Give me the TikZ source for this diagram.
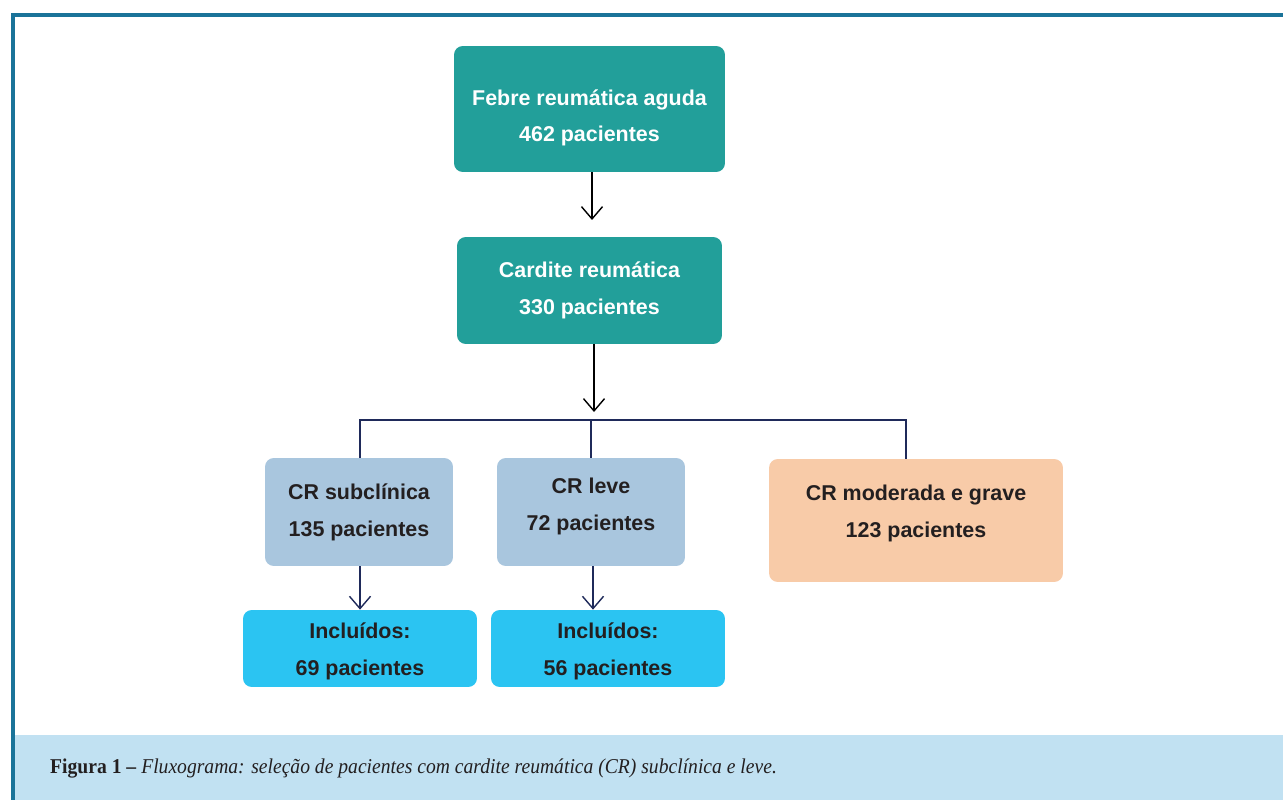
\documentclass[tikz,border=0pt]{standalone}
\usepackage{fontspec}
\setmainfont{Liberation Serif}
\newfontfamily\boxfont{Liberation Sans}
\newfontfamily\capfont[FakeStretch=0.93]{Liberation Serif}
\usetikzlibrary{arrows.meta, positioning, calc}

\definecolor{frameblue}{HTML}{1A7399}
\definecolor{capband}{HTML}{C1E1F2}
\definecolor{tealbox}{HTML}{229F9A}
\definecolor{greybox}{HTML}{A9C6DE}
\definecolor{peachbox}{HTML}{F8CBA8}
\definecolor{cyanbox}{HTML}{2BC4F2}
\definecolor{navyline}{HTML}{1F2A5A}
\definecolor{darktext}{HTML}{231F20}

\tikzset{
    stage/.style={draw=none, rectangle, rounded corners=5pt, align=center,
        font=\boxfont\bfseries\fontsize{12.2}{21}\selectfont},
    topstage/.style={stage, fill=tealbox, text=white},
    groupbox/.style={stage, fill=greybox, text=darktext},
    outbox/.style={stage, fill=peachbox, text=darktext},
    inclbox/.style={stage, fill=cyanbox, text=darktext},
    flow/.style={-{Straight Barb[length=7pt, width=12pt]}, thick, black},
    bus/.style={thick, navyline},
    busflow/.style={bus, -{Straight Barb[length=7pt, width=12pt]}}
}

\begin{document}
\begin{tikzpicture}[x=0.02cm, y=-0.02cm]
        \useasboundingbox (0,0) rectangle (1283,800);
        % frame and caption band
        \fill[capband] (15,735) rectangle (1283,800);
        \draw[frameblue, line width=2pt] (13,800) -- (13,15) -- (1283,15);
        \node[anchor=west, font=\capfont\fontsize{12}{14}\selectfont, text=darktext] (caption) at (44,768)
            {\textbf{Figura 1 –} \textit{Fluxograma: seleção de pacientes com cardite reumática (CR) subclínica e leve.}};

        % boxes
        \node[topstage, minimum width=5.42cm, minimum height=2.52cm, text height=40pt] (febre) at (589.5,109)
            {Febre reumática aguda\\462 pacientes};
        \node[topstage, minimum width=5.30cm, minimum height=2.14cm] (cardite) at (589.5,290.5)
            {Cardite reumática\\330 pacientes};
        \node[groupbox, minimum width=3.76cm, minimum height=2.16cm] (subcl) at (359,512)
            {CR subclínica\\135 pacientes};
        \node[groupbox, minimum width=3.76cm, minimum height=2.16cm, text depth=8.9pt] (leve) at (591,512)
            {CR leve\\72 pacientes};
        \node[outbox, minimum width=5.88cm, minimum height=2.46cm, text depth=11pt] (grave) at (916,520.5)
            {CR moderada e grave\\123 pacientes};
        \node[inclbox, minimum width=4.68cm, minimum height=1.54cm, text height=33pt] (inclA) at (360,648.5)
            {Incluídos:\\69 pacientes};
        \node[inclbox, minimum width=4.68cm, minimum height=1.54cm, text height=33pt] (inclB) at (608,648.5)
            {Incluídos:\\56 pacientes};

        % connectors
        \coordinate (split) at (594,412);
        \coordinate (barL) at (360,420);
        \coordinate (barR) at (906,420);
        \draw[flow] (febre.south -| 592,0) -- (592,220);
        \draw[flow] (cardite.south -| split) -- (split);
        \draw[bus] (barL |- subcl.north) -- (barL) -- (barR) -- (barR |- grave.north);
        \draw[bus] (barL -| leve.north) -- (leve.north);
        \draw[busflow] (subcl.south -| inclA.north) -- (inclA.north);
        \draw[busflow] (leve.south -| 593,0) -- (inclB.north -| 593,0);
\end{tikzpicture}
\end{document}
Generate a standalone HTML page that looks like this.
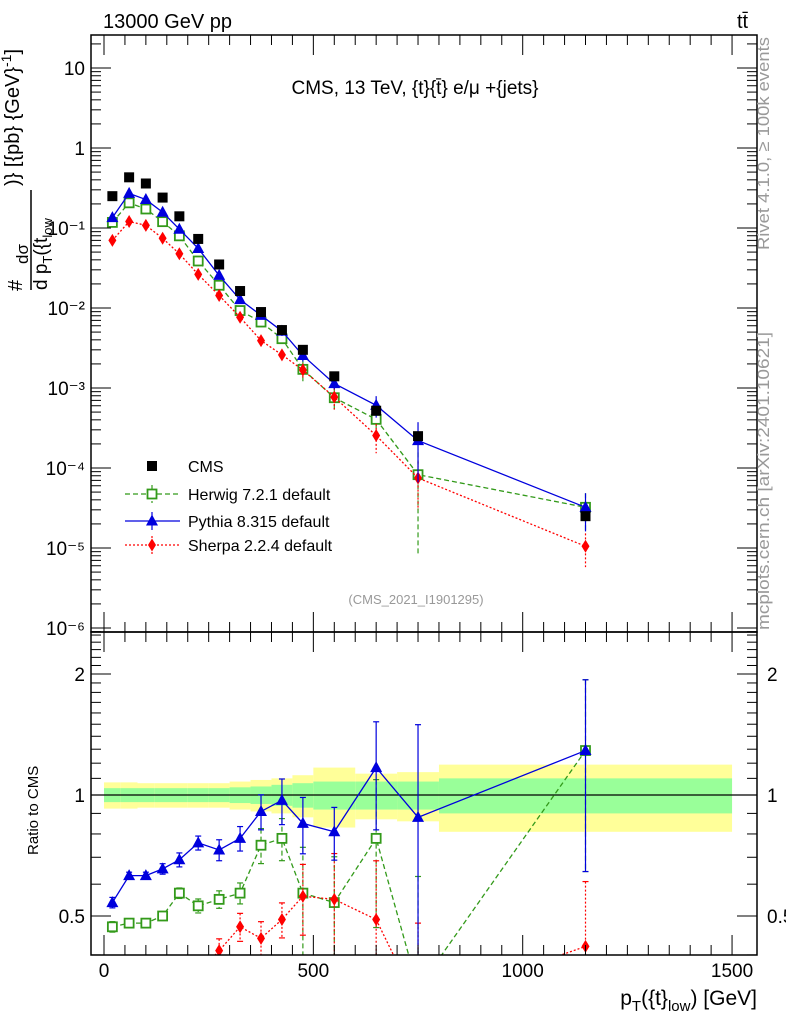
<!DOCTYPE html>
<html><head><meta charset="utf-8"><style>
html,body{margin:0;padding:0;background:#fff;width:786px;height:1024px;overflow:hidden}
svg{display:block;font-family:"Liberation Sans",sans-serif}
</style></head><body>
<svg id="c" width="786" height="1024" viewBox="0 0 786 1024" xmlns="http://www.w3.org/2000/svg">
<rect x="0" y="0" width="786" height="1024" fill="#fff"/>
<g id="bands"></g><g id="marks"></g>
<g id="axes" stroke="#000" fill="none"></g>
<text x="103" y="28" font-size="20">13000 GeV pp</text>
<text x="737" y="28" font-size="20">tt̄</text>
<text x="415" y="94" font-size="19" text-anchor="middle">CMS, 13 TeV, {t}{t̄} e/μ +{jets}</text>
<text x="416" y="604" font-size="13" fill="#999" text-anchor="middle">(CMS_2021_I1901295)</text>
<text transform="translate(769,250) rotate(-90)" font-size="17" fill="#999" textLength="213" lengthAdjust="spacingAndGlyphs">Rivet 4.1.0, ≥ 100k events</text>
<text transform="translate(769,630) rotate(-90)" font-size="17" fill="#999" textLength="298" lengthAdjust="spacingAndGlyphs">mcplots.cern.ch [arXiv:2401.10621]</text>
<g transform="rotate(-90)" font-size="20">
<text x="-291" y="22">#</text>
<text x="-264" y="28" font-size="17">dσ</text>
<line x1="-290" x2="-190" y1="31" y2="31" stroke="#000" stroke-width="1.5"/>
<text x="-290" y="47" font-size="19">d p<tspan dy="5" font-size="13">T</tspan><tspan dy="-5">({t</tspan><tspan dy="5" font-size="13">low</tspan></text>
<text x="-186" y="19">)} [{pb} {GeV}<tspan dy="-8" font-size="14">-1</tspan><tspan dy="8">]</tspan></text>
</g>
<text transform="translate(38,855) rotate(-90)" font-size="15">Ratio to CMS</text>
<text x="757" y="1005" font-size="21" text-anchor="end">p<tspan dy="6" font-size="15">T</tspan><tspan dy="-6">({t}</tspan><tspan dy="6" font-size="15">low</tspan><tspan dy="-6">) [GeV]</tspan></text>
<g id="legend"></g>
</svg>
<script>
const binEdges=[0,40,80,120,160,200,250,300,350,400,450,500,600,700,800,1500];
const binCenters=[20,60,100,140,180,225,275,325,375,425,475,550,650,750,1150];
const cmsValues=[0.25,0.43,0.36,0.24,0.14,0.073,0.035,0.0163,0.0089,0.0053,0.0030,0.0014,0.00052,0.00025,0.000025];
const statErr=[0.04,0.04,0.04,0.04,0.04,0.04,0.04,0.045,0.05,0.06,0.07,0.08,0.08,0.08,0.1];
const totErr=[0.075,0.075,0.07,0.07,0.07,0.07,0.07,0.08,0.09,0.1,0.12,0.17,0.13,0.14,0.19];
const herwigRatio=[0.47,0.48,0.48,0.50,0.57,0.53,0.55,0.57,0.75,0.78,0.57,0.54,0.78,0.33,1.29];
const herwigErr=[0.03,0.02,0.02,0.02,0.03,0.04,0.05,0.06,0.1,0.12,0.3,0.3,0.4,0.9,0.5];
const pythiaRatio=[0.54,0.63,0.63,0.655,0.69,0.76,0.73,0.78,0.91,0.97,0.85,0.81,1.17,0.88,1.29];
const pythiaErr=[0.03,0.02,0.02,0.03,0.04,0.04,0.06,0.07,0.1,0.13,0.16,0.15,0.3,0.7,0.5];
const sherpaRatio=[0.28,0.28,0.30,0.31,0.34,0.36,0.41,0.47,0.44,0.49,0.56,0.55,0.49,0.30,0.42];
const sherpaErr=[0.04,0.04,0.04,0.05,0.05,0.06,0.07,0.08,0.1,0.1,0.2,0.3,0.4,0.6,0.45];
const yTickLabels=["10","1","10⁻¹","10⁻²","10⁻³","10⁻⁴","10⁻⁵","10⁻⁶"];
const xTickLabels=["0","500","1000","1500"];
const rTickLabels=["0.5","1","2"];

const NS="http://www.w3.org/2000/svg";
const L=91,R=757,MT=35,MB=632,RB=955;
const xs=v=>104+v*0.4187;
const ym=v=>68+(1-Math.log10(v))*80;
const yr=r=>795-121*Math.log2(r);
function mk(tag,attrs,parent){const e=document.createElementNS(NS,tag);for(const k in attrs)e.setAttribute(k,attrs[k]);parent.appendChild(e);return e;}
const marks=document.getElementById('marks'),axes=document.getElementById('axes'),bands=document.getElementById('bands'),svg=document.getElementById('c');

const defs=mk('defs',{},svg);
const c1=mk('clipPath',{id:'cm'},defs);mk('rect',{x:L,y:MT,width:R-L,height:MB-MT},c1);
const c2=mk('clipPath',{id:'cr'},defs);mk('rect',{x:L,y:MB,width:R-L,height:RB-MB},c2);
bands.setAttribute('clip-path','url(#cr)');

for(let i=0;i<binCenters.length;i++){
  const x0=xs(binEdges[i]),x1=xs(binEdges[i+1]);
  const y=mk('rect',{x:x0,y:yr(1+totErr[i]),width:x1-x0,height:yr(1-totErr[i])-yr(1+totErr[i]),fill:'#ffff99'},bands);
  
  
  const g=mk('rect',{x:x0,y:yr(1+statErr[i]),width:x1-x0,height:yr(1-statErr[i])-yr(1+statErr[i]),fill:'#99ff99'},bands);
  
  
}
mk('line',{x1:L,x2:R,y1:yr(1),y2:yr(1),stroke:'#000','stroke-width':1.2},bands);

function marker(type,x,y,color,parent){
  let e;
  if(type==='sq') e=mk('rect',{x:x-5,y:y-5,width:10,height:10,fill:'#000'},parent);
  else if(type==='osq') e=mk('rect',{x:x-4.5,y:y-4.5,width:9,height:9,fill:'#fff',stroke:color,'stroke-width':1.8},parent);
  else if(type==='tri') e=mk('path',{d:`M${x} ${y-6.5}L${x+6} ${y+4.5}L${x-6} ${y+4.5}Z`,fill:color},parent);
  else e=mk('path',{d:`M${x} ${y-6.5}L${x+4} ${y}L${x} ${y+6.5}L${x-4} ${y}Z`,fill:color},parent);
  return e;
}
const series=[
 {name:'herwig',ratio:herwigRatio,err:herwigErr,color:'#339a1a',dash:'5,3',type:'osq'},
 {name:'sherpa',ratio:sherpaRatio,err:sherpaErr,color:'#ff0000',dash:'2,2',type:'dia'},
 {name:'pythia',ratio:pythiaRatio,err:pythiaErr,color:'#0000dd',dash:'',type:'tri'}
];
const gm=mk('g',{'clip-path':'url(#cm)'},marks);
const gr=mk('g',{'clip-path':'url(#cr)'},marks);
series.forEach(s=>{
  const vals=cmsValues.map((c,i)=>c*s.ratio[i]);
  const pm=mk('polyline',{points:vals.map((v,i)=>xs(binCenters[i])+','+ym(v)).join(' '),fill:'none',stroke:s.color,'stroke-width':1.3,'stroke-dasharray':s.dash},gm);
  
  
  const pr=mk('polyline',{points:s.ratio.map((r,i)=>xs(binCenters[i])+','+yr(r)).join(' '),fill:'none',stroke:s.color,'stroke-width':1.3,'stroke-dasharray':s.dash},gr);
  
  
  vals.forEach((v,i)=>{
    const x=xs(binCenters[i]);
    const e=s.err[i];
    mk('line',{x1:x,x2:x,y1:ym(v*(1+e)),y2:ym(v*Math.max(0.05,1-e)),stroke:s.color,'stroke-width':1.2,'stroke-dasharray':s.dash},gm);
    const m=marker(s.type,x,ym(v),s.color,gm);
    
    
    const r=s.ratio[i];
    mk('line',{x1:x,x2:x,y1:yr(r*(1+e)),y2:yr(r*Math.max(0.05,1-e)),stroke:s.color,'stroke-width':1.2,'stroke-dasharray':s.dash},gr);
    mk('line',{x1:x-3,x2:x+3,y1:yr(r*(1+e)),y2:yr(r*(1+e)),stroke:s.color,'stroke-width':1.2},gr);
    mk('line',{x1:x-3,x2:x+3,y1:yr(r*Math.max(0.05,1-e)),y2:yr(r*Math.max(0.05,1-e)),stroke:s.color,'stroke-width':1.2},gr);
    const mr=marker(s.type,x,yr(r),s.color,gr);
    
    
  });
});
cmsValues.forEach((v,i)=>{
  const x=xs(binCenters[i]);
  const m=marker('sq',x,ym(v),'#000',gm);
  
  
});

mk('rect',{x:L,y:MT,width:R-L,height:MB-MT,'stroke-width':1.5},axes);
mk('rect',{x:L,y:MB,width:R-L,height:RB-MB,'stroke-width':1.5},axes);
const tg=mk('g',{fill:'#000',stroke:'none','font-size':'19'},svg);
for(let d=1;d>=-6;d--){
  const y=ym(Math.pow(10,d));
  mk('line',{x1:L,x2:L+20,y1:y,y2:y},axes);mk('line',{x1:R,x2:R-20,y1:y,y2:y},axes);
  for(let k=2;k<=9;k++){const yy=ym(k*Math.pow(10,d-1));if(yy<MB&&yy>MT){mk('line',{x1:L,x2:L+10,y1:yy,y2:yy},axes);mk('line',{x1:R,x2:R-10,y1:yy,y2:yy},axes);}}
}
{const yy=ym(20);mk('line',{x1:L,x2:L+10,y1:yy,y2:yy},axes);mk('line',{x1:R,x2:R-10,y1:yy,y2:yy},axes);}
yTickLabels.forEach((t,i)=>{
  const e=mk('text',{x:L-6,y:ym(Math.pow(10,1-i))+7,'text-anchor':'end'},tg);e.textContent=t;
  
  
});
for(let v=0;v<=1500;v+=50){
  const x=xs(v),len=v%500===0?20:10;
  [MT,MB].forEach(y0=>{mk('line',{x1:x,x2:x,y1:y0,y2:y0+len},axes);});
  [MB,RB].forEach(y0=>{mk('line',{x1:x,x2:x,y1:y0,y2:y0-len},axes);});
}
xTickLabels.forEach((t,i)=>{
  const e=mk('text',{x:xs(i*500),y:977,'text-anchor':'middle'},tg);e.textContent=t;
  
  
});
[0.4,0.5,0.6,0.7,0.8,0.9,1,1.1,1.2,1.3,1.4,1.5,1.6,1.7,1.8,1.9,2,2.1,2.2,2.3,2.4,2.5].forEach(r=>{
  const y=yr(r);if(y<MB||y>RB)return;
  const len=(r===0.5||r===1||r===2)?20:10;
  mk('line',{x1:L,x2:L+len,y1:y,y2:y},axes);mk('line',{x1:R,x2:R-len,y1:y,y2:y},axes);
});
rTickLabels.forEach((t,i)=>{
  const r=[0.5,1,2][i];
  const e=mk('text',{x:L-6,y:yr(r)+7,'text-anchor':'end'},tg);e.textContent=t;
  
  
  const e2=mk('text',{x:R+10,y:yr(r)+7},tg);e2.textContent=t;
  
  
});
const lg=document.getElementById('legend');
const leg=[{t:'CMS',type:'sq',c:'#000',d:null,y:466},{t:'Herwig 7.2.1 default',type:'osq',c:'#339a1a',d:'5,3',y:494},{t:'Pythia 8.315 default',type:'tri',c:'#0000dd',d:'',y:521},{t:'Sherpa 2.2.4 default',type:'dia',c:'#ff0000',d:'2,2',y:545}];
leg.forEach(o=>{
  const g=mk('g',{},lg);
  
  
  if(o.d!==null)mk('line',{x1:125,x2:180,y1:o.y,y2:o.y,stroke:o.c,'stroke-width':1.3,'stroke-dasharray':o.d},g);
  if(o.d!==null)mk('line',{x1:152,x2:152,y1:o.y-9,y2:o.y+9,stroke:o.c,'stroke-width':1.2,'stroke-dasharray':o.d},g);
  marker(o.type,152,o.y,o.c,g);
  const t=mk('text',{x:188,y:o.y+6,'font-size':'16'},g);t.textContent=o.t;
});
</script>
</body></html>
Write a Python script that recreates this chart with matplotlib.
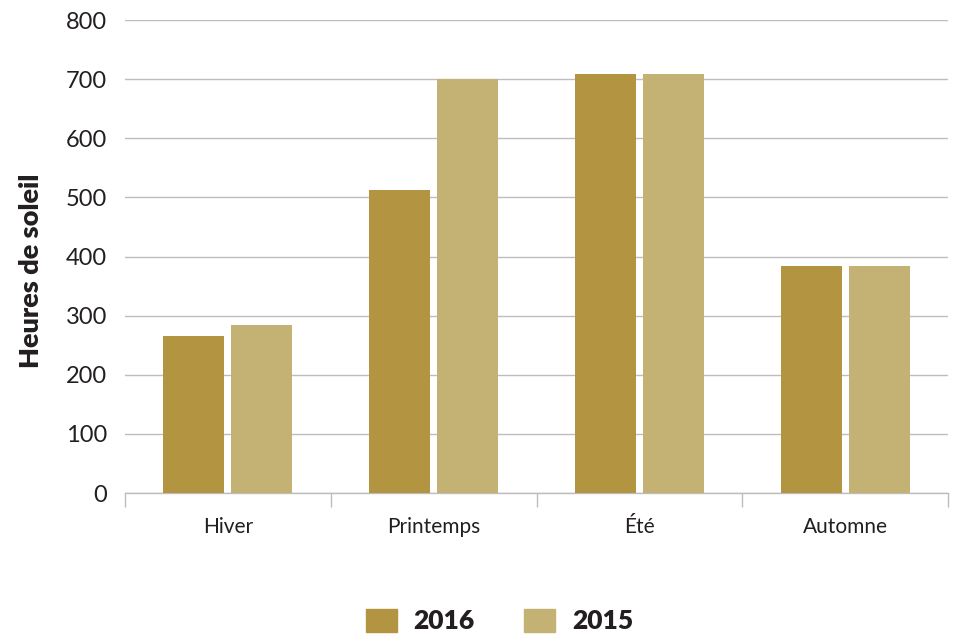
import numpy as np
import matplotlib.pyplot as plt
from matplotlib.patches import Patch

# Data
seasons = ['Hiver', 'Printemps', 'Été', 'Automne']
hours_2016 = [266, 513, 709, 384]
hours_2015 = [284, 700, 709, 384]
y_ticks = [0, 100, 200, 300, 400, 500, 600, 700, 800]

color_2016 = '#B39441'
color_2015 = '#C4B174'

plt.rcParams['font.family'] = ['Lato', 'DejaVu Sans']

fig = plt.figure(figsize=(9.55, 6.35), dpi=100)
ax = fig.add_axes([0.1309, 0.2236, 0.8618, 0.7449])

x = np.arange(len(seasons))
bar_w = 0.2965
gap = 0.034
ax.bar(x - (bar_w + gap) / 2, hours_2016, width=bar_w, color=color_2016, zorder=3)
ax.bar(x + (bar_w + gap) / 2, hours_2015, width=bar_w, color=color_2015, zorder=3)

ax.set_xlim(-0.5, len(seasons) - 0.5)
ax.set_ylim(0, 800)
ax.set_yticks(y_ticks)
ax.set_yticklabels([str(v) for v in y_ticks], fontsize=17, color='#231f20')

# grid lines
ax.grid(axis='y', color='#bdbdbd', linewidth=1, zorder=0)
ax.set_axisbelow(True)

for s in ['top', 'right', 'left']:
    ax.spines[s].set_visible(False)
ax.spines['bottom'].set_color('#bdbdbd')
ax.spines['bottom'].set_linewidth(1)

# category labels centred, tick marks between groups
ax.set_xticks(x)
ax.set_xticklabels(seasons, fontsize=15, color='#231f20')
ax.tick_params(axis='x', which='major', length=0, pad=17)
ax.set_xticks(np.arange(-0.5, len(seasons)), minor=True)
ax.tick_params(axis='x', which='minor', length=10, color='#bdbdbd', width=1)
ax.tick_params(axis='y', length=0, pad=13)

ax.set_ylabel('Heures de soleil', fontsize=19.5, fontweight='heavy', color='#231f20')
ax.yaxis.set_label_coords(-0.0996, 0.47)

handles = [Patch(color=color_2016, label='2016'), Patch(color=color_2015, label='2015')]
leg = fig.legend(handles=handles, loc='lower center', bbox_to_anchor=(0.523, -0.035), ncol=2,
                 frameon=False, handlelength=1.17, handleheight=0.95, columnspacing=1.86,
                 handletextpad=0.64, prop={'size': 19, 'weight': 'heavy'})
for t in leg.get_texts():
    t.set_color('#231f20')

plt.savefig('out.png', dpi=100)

**Instructions to follow**
Keep to the lines between the line with "Write a Python" and the line with "ax.bar(x + (bar_w", inclusive, and transcribe them without pictures.

**Answer to this task**
Write a Python script that recreates this chart with matplotlib.
import numpy as np
import matplotlib.pyplot as plt
from matplotlib.patches import Patch

# Data
seasons = ['Hiver', 'Printemps', 'Été', 'Automne']
hours_2016 = [266, 513, 709, 384]
hours_2015 = [284, 700, 709, 384]
y_ticks = [0, 100, 200, 300, 400, 500, 600, 700, 800]

color_2016 = '#B39441'
color_2015 = '#C4B174'

plt.rcParams['font.family'] = ['Lato', 'DejaVu Sans']

fig = plt.figure(figsize=(9.55, 6.35), dpi=100)
ax = fig.add_axes([0.1309, 0.2236, 0.8618, 0.7449])

x = np.arange(len(seasons))
bar_w = 0.2965
gap = 0.034
ax.bar(x - (bar_w + gap) / 2, hours_2016, width=bar_w, color=color_2016, zorder=3)
ax.bar(x + (bar_w + gap) / 2, hours_2015, width=bar_w, color=color_2015, zorder=3)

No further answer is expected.